Channel 4’s exposé shows that Cambridge Analytica worked on a number of elections, including those in Kenya, Eastern Europe and Nepal. Its toolkit included not only micro-targeting using psychological profiles of people, but also old fashioned dirty tricks: entrapment; “honeypot” using Ukrainian girls; and so on.

The leading executives caught on camera exposing Cambridge Analytica’s methods to a supposedly wealthy Sri Lankan, are Alexander Nix, their chief executive, Mark Turnbull,  the head of their political division, and Alexander Tayler, their chief data scientist. While Nix has been suspended by the Board of Analytica, Alexander Tayler, the key person behind its data analytics and micro-targeting – and also caught on camera offering to fix the Sri Lankan elections – has now taken over as chief executive from Nix. So the personnel may change, but the regime continues.

Meanwhile,  markets punished Facebook for its loss of 50 million US user profiles to Cambridge Analytica with #DeleteFacebook trending on twitter. Its shares sank by 9% – a loss of $ 50 billion –  before recovering partially. Mark Zuckerberg, so prompt to speak on issues such as Free Basics, has gone into hibernation on this matter.

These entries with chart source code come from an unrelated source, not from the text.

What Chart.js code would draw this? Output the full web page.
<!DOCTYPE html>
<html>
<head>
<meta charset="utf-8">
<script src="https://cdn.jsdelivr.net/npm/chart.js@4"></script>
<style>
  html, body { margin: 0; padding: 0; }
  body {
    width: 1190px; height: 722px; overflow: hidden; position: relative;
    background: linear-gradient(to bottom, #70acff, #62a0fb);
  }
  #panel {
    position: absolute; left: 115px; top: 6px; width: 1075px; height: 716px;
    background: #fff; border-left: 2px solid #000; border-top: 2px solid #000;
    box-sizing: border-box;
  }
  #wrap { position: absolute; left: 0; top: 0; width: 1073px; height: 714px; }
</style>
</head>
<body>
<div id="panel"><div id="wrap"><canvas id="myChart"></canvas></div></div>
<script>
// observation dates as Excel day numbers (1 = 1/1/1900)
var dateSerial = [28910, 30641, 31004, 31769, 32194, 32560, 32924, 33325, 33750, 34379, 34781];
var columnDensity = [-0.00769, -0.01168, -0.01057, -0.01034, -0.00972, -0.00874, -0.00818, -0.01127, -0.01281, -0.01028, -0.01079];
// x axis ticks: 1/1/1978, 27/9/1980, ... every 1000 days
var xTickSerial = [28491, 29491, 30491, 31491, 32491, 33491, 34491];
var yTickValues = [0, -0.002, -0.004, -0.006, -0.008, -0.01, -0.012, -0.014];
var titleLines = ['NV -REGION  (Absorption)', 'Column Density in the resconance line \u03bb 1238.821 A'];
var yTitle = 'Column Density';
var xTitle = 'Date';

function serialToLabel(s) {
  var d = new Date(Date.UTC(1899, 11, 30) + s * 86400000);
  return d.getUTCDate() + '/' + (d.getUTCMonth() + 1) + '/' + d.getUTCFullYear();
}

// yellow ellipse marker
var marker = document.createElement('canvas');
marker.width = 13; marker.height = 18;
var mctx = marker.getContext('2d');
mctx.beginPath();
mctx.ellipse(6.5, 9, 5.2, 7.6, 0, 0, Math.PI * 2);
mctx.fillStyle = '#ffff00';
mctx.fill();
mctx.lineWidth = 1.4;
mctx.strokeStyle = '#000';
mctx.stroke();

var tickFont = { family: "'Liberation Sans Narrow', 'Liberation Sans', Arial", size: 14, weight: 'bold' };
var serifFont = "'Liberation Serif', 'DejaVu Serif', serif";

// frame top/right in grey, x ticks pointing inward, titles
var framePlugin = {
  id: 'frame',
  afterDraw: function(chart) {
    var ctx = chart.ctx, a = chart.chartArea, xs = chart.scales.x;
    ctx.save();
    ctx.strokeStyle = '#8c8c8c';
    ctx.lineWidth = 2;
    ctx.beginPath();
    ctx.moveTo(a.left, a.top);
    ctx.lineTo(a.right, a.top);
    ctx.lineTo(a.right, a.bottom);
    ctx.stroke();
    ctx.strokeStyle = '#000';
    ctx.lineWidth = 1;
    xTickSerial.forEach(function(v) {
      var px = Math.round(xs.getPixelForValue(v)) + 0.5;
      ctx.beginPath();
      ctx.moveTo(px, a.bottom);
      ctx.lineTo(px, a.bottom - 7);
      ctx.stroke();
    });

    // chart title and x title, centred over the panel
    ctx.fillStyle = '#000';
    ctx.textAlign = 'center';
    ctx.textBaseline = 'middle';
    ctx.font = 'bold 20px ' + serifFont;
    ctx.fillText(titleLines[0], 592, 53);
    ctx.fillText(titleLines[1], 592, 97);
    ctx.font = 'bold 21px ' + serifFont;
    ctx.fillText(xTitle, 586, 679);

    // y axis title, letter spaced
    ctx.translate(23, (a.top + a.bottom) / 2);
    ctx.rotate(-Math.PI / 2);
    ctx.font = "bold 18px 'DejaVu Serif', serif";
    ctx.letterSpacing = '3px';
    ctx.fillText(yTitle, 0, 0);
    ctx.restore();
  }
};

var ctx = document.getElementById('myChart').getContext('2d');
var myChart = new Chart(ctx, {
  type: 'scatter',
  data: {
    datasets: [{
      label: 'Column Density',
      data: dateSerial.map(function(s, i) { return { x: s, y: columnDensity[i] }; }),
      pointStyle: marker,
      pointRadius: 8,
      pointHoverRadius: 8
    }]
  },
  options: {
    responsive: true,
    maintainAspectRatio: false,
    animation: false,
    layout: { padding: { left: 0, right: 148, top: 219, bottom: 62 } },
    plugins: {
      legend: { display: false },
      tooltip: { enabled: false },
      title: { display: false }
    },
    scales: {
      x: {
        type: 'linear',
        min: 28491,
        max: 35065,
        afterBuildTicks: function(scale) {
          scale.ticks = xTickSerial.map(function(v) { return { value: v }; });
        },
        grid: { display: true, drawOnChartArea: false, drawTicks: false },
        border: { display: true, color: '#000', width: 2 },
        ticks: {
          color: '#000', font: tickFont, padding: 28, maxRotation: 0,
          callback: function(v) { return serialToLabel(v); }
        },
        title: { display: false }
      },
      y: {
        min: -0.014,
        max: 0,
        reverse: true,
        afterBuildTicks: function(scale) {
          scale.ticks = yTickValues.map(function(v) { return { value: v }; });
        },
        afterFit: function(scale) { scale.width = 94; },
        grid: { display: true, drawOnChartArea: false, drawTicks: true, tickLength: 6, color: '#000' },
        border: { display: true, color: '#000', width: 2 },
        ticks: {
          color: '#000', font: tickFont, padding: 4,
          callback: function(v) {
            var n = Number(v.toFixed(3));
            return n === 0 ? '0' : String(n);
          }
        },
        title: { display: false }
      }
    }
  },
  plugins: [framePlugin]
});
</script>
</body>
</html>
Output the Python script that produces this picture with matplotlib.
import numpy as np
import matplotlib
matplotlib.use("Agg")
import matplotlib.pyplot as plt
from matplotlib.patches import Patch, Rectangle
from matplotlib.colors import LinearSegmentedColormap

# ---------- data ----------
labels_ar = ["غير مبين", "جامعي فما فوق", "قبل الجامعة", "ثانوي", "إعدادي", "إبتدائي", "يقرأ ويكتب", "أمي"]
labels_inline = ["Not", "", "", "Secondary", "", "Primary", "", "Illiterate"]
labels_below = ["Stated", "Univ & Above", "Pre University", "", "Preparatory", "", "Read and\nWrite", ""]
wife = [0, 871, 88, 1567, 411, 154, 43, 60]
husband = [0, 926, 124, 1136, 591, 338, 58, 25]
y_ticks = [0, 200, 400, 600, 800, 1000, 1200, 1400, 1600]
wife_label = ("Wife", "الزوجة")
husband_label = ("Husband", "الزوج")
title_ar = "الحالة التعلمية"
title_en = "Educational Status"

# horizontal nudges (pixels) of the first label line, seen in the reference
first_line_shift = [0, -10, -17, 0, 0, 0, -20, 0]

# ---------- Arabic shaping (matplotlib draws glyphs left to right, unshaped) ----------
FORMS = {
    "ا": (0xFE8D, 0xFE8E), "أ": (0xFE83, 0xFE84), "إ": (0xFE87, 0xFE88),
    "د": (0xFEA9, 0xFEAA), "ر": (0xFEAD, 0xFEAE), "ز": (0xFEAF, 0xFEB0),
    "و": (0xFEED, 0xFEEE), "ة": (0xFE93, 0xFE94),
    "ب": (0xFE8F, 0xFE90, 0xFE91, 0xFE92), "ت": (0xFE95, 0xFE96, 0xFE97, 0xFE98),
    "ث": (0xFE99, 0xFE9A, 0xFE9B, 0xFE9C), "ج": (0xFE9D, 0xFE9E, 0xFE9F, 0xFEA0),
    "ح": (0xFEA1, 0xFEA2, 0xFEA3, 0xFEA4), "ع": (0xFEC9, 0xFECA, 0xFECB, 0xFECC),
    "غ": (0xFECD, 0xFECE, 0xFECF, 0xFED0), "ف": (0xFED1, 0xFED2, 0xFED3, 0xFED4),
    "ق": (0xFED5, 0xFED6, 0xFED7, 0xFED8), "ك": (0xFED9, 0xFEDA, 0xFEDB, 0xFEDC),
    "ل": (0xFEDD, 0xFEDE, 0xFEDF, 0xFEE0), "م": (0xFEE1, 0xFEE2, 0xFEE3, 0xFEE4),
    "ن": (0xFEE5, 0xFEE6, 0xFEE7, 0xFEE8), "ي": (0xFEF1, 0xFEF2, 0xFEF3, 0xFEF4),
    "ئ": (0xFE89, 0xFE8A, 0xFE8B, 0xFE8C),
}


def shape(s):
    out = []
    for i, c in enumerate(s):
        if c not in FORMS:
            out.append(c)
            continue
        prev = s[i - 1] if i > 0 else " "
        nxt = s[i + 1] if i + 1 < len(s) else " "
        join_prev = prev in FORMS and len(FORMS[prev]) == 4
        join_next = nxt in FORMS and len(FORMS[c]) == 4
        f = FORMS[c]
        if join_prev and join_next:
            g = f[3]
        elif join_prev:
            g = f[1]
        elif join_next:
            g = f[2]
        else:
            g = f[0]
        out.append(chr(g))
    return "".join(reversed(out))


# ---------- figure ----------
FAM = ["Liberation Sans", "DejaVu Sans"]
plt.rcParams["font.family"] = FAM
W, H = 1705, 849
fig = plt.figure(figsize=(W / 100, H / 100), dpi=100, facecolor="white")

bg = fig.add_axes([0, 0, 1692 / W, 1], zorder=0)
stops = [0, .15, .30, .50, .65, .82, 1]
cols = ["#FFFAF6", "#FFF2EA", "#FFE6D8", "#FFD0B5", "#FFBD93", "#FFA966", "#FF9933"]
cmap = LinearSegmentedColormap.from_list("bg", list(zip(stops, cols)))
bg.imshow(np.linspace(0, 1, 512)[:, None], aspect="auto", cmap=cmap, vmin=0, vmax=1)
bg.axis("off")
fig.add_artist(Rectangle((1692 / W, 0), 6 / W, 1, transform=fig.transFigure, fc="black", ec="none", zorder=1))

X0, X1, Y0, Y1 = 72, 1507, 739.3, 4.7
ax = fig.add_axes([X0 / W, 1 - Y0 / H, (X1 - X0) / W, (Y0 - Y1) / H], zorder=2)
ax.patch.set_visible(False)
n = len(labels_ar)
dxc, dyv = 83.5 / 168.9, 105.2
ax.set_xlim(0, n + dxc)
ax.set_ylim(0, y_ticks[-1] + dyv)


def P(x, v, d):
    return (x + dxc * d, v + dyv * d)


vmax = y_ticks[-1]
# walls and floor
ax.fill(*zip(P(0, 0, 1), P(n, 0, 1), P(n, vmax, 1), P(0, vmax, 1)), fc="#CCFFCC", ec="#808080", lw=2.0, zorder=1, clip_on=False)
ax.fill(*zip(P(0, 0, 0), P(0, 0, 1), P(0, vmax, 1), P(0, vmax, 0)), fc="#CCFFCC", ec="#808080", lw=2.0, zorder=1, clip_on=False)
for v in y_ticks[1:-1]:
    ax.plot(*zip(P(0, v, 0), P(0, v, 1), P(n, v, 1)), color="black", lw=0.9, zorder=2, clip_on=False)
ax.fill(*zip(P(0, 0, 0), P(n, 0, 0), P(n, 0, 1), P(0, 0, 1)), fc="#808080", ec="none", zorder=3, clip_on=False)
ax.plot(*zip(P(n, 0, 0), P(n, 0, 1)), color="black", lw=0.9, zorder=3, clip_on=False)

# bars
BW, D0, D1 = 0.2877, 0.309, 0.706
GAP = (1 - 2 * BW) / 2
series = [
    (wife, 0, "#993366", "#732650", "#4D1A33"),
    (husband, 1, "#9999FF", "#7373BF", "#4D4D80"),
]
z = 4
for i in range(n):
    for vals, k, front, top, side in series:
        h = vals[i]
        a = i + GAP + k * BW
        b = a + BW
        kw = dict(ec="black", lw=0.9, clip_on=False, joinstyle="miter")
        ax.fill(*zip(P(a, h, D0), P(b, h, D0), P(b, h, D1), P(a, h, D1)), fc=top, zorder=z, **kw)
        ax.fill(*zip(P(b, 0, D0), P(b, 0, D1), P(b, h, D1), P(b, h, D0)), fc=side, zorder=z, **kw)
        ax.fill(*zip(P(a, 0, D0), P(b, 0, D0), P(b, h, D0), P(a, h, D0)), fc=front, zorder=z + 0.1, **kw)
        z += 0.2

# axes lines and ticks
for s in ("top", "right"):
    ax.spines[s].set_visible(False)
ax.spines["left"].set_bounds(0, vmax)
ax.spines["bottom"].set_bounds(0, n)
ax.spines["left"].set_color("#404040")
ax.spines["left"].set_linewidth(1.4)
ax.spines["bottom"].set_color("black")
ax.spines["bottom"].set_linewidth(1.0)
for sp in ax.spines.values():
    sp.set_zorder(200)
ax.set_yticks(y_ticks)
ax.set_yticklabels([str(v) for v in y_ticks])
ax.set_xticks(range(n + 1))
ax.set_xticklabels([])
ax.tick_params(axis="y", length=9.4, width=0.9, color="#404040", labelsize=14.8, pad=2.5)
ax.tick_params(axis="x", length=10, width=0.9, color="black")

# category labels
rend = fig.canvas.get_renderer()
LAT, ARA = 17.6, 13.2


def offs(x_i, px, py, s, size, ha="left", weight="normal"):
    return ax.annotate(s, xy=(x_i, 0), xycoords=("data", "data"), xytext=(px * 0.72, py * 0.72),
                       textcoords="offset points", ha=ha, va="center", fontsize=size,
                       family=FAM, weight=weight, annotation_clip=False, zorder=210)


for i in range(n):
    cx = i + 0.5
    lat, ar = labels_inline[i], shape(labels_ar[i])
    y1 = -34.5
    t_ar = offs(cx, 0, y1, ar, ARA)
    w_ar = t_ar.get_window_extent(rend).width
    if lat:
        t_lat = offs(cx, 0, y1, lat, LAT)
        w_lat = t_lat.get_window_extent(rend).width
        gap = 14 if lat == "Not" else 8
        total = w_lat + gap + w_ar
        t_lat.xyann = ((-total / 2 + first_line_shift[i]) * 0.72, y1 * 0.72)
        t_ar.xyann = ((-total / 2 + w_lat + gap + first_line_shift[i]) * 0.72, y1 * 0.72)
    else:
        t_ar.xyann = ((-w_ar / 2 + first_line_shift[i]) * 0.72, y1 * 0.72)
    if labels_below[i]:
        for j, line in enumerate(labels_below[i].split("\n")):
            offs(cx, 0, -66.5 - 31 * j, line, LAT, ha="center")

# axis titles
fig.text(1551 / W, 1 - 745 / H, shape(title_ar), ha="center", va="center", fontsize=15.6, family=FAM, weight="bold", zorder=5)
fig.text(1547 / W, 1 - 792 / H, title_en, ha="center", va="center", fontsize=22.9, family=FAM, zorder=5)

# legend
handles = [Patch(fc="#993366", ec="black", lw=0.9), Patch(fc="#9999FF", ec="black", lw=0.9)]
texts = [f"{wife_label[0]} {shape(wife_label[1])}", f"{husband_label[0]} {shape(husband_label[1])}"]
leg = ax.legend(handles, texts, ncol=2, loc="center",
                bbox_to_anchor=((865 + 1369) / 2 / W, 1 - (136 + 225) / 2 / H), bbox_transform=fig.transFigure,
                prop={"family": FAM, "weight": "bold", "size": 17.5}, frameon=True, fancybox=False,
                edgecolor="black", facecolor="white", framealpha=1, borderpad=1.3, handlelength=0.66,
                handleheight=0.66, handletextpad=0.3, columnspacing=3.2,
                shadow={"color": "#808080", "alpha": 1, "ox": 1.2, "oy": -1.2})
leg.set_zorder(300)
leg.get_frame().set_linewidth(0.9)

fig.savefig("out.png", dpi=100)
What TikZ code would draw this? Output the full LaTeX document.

The long term issues of micro-targeting using big data and false news are not going to go away by punishing Cambridge Analytica for breaching elections laws, or Facebook for its lax privacy and data security. The problems lie much deeper. Research recently published in Science shows that false news travels faster, deeper and wider than true news. This, coupled with the amount of data we generate, not just in Facebook but through our digital footprints on the internet, endangers not only future elections, but also our future. It is only a matter of time before we see more Cambridge Analyticas tapping into our deepest fears and our prejudices. Welcome to the post-truth world of Modi and Trump, and our march into barbarity, led by our ablest tech minds.